Asset managers trying to sell funds in Europe are finding it “increasingly difficult” to do so unless their products are registered as ESG, according to a study by analysts at Goldman Sachs Group Inc.
The research comes more than two years after the European Union enforced its Sustainable Finance Disclosure Regulation, a landmark ESG investing rulebook with global reach designed to stamp out greenwashing and direct capital into sustainable activities. Since 2019, the same year lawmakers first adopted SFDR, its two ESG categories — Articles 8 and 9 — have received 3.4 times as much in client flows as their non-ESG counterpart — Article 6, according to the Goldman analysis.
The new regulatory world order has had “significant impacts on capital flows,” Goldman analysts including Evan Tylenda and Grace Chen wrote in a note published on Monday. Conversations they’ve had with industry insiders show it’s “increasingly difficult to market Article 6 funds,” they said.
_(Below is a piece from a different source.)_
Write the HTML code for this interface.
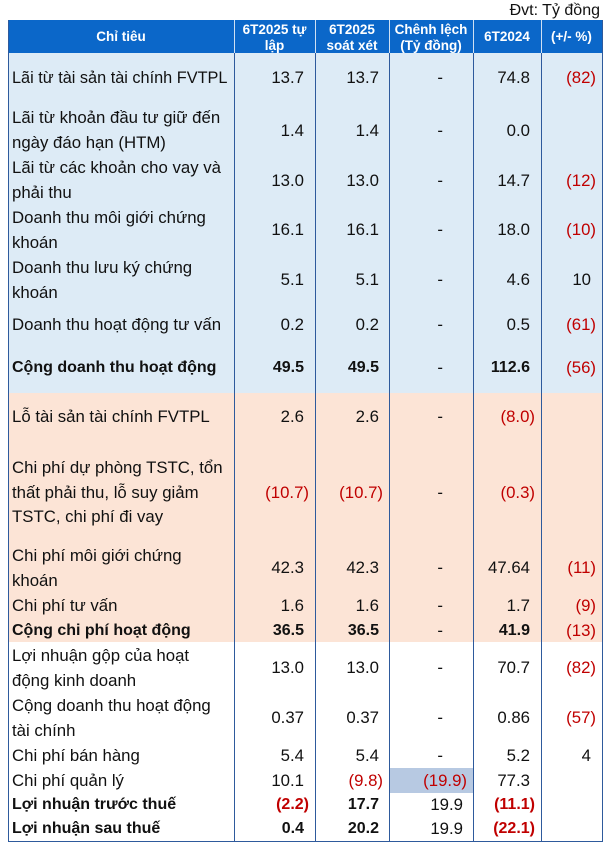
<!DOCTYPE html>
<html>
<head>
<meta charset="utf-8">
<style>
*{margin:0;padding:0;box-sizing:border-box;}
html,body{width:609px;height:843px;background:#fff;overflow:hidden;}
body{position:relative;font-family:"Liberation Sans","DejaVu Sans",sans-serif;color:#111;}
.bg{position:absolute;}
.v{position:absolute;width:1px;background:#2e5a9c;}
.hv{position:absolute;width:1px;background:#cfe0f3;top:20px;height:33px;}
.t{position:absolute;white-space:nowrap;font-size:16.8px;line-height:20px;height:20px;}
.l{position:absolute;left:12px;white-space:nowrap;font-size:16.8px;line-height:24.6px;}
.b{font-weight:bold;font-size:16px;}
.r{color:#c00000;}
.h{position:absolute;color:#fff;font-weight:bold;font-size:13.5px;line-height:16px;text-align:center;white-space:nowrap;}
</style>
</head>
<body>
<div class="t" style="right:9px;top:1px;font-size:16px;">Đvt: Tỷ đồng</div>

<!-- backgrounds -->
<div class="bg" style="left:8px;top:20px;width:594px;height:33px;background:#0b67c9;"></div>
<div class="bg" style="left:8px;top:53px;width:594px;height:340px;background:#ddebf6;"></div>
<div class="bg" style="left:8px;top:393px;width:594px;height:249px;background:#fce4d6;"></div>
<div class="bg" style="left:389px;top:768px;width:84px;height:25px;background:#b7c9e2;"></div>

<!-- header separators -->
<div class="hv" style="left:234px;"></div>
<div class="hv" style="left:315px;"></div>
<div class="hv" style="left:389px;"></div>
<div class="hv" style="left:473px;"></div>
<div class="hv" style="left:541px;"></div>

<!-- body lines -->
<div class="v" style="left:8px;top:20px;height:822px;"></div>
<div class="v" style="left:602px;top:20px;height:822px;"></div>
<div class="v" style="left:234px;top:53px;height:789px;"></div>
<div class="v" style="left:315px;top:53px;height:789px;"></div>
<div class="v" style="left:389px;top:53px;height:789px;"></div>
<div class="v" style="left:473px;top:53px;height:789px;"></div>
<div class="v" style="left:541px;top:53px;height:789px;"></div>
<div class="bg" style="left:8px;top:841px;width:595px;height:1px;background:#2e5a9c;"></div>

<!-- header text -->
<div class="h" style="left:8px;width:226px;top:29px;">Chỉ tiêu</div>
<div class="h" style="left:234px;width:81px;top:22px;">6T2025 tự<br>lập</div>
<div class="h" style="left:315px;width:74px;top:22px;">6T2025<br>soát xét</div>
<div class="h" style="left:389px;width:84px;top:22px;">Chênh lệch<br>(Tỷ đồng)</div>
<div class="h" style="left:473px;width:68px;top:29px;">6T2024</div>
<div class="h" style="left:541px;width:61px;top:29px;">(+/- %)</div>

<!-- labels -->
<div class="l" style="top:66px;font-size:16.3px;">Lãi từ tài sản tài chính FVTPL</div>
<div class="l" style="top:106px;">Lãi từ khoản đầu tư giữ đến<br>ngày đáo hạn (HTM)</div>
<div class="l" style="top:156px;">Lãi từ các khoản cho vay và<br>phải thu</div>
<div class="l" style="top:206px;">Doanh thu môi giới chứng<br>khoán</div>
<div class="l" style="top:256px;">Doanh thu lưu ký chứng<br>khoán</div>
<div class="l" style="top:313px;">Doanh thu hoạt động tư vấn</div>
<div class="l b" style="top:356px;">Cộng doanh thu hoạt động</div>
<div class="l" style="top:405px;">Lỗ tài sản tài chính FVTPL</div>
<div class="l" style="top:456px;">Chi phí dự phòng TSTC, tổn<br>thất phải thu, lỗ suy giảm<br>TSTC, chi phí đi vay</div>
<div class="l" style="top:544px;">Chi phí môi giới chứng<br>khoán</div>
<div class="l" style="top:594px;">Chi phí tư vấn</div>
<div class="l b" style="top:619px;">Cộng chi phí hoạt động</div>
<div class="l" style="top:644px;">Lợi nhuận gộp của hoạt<br>động kinh doanh</div>
<div class="l" style="top:694px;">Cộng doanh thu hoạt động<br>tài chính</div>
<div class="l" style="top:744px;">Chi phí bán hàng</div>
<div class="l" style="top:769px;">Chi phí quản lý</div>
<div class="l b" style="top:793px;">Lợi nhuận trước thuế</div>
<div class="l b" style="top:817px;">Lợi nhuận sau thuế</div>

<!-- row 1 y78 -->
<div class="t" style="top:68px;right:305px;">13.7</div>
<div class="t" style="top:68px;right:230px;">13.7</div>
<div class="t" style="top:68px;right:166px;">-</div>
<div class="t" style="top:68px;right:79px;">74.8</div>
<div class="t r" style="top:68px;right:13px;">(82)</div>
<!-- row 2 y131 -->
<div class="t" style="top:121px;right:305px;">1.4</div>
<div class="t" style="top:121px;right:230px;">1.4</div>
<div class="t" style="top:121px;right:166px;">-</div>
<div class="t" style="top:121px;right:79px;">0.0</div>
<!-- row 3 y181 -->
<div class="t" style="top:171px;right:305px;">13.0</div>
<div class="t" style="top:171px;right:230px;">13.0</div>
<div class="t" style="top:171px;right:166px;">-</div>
<div class="t" style="top:171px;right:79px;">14.7</div>
<div class="t r" style="top:171px;right:13px;">(12)</div>
<!-- row 4 y230 -->
<div class="t" style="top:220px;right:305px;">16.1</div>
<div class="t" style="top:220px;right:230px;">16.1</div>
<div class="t" style="top:220px;right:166px;">-</div>
<div class="t" style="top:220px;right:79px;">18.0</div>
<div class="t r" style="top:220px;right:13px;">(10)</div>
<!-- row 5 y280 -->
<div class="t" style="top:270px;right:305px;">5.1</div>
<div class="t" style="top:270px;right:230px;">5.1</div>
<div class="t" style="top:270px;right:166px;">-</div>
<div class="t" style="top:270px;right:79px;">4.6</div>
<div class="t" style="top:270px;right:18px;">10</div>
<!-- row 6 y325 -->
<div class="t" style="top:315px;right:305px;">0.2</div>
<div class="t" style="top:315px;right:230px;">0.2</div>
<div class="t" style="top:315px;right:166px;">-</div>
<div class="t" style="top:315px;right:79px;">0.5</div>
<div class="t r" style="top:315px;right:13px;">(61)</div>
<!-- row 7 y368 bold -->
<div class="t b" style="top:358px;right:305px;">49.5</div>
<div class="t b" style="top:358px;right:230px;">49.5</div>
<div class="t" style="top:358px;right:166px;">-</div>
<div class="t b" style="top:358px;right:79px;">112.6</div>
<div class="t r" style="top:358px;right:13px;">(56)</div>
<!-- row 8 y417 -->
<div class="t" style="top:407px;right:305px;">2.6</div>
<div class="t" style="top:407px;right:230px;">2.6</div>
<div class="t" style="top:407px;right:166px;">-</div>
<div class="t r" style="top:407px;right:74px;">(8.0)</div>
<!-- row 9 y493 -->
<div class="t r" style="top:483px;right:300px;">(10.7)</div>
<div class="t r" style="top:483px;right:226px;">(10.7)</div>
<div class="t" style="top:483px;right:166px;">-</div>
<div class="t r" style="top:483px;right:74px;">(0.3)</div>
<!-- row 10 y568 -->
<div class="t" style="top:558px;right:305px;">42.3</div>
<div class="t" style="top:558px;right:230px;">42.3</div>
<div class="t" style="top:558px;right:166px;">-</div>
<div class="t" style="top:558px;right:79px;">47.64</div>
<div class="t r" style="top:558px;right:13px;">(11)</div>
<!-- row 11 y606 -->
<div class="t" style="top:596px;right:305px;">1.6</div>
<div class="t" style="top:596px;right:230px;">1.6</div>
<div class="t" style="top:596px;right:166px;">-</div>
<div class="t" style="top:596px;right:79px;">1.7</div>
<div class="t r" style="top:596px;right:13px;">(9)</div>
<!-- row 12 y631 bold -->
<div class="t b" style="top:621px;right:305px;">36.5</div>
<div class="t b" style="top:621px;right:230px;">36.5</div>
<div class="t" style="top:621px;right:166px;">-</div>
<div class="t b" style="top:621px;right:79px;">41.9</div>
<div class="t r" style="top:621px;right:13px;">(13)</div>
<!-- row 13 y668 -->
<div class="t" style="top:658px;right:305px;">13.0</div>
<div class="t" style="top:658px;right:230px;">13.0</div>
<div class="t" style="top:658px;right:166px;">-</div>
<div class="t" style="top:658px;right:79px;">70.7</div>
<div class="t r" style="top:658px;right:13px;">(82)</div>
<!-- row 14 y718 -->
<div class="t" style="top:708px;right:305px;">0.37</div>
<div class="t" style="top:708px;right:230px;">0.37</div>
<div class="t" style="top:708px;right:166px;">-</div>
<div class="t" style="top:708px;right:79px;">0.86</div>
<div class="t r" style="top:708px;right:13px;">(57)</div>
<!-- row 15 y756 -->
<div class="t" style="top:746px;right:305px;">5.4</div>
<div class="t" style="top:746px;right:230px;">5.4</div>
<div class="t" style="top:746px;right:166px;">-</div>
<div class="t" style="top:746px;right:79px;">5.2</div>
<div class="t" style="top:746px;right:18px;">4</div>
<!-- row 16 y781 -->
<div class="t" style="top:771px;right:305px;">10.1</div>
<div class="t r" style="top:771px;right:226px;">(9.8)</div>
<div class="t r" style="top:771px;right:142px;">(19.9)</div>
<div class="t" style="top:771px;right:79px;">77.3</div>
<!-- row 17 y805 bold -->
<div class="t b r" style="top:795px;right:300px;">(2.2)</div>
<div class="t b" style="top:795px;right:230px;">17.7</div>
<div class="t" style="top:795px;right:146px;">19.9</div>
<div class="t b r" style="top:795px;right:74px;">(11.1)</div>
<!-- row 18 y829 bold -->
<div class="t b" style="top:819px;right:305px;">0.4</div>
<div class="t b" style="top:819px;right:230px;">20.2</div>
<div class="t" style="top:819px;right:146px;">19.9</div>
<div class="t b r" style="top:819px;right:74px;">(22.1)</div>
</body>
</html>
It’s a reality that’s putting ever more pressure on the fund industry to slap an ESG label on as much as possible, or risk losing client allocations. That’s leading some asset managers to test the limits of the EU’s weakest ESG fund designation — Article 8 — which has now been applied to roughly $6 trillion worth of portfolio assets, according to Bloomberg Intelligence. Recent examples include a Bitcoin exchange traded fund, which drew criticism from environmental experts.
At the same time, roughly a third of Article 8 funds don’t target any sustainable investments, while the rest peg their ESG claims to a wide array of hard-to-pin-down goals, according to research by Morningstar Inc. To register a fund as Article 8, an asset manager needs to promise to “promote” ESG, whereas an Article 9 fund must make ESG its “objective” and target 100% sustainable investments, according to SFDR’s definition.
The Goldman analysis also indicates that end investors are becoming more discerning, and targeting Article 8 funds with the highest sustainability claims. That’s creating an unofficial sub-category — Article 8+ — the analysts noted, referring to funds that are registered as Article 8 but live up to higher sustainability criteria than required.
Since 2019, so-called Article 8+ funds saw 3.2 times the level of cumulative flows of regular Article 8 funds with no sustainable investment targets, the Goldman study shows. SFDR was signed into law in November 2019, and published in the official Journal of the European Union a month later.
At the same time, funds registered as Article 9 — the EU’s highest ESG designation — are “seeing the most consistent inflows across equities and fixed income,” the Goldman analysts wrote.
For Article 8 funds, preferred sectors are water utilities, health-care technology and diversified consumer services, the Goldman analysts wrote. The funds tend to shun tobacco, aerospace and defense, fossil fuels and residential REITs, the analysts said.
For Article 9 funds, the preferred sectors are water utilities, mortgage REITs, and independent power and renewable electricity producers, the Goldman analysts said.
That compares with a second-quarter analysis by Bloomberg Intelligence, which shows that the most popular stocks among the top 50 in Article 9 funds are Schneider Electric SE, ASML Holding NV and Vestas Wind Systems A/S.
Investment firms trying to adapt to SFDR have been through a turbulent period culminating in mass downgrades from Article 9 to 8 late last year, as asset managers struggled to interpret guidance around EU regulations. The industry seems to have settled, with the pace of reclassifications much more moderate this year, the Goldman analysts said.
Meanwhile, the investment industry faces a long list of updates to existing EU ESG regulations, including a review of how well fund managers are adapting to a new requirement to disclose so-called principal adverse impact indicators, as well as new regulatory technical standards that will put more pressure on firms to back up their ESG claims.
At the same time, the demand for ESG products will lead fund managers to become increasingly ambitious in the sustainability targets they set, the Goldman analysts said.
“We expect a continued shift in ‘upgrading’ towards Article 8+ and eventually Article 9 as we continue to hear that end clients are demanding more differentiated and innovative products,” they said. “While the commercial preference for funds categorized as Article 8+ and 9 is quite clear, this guidance and flexibility will take time for local regulators and investors to get comfortable with, which could delay ‘upgrades’ of funds disclosing under Article 9.”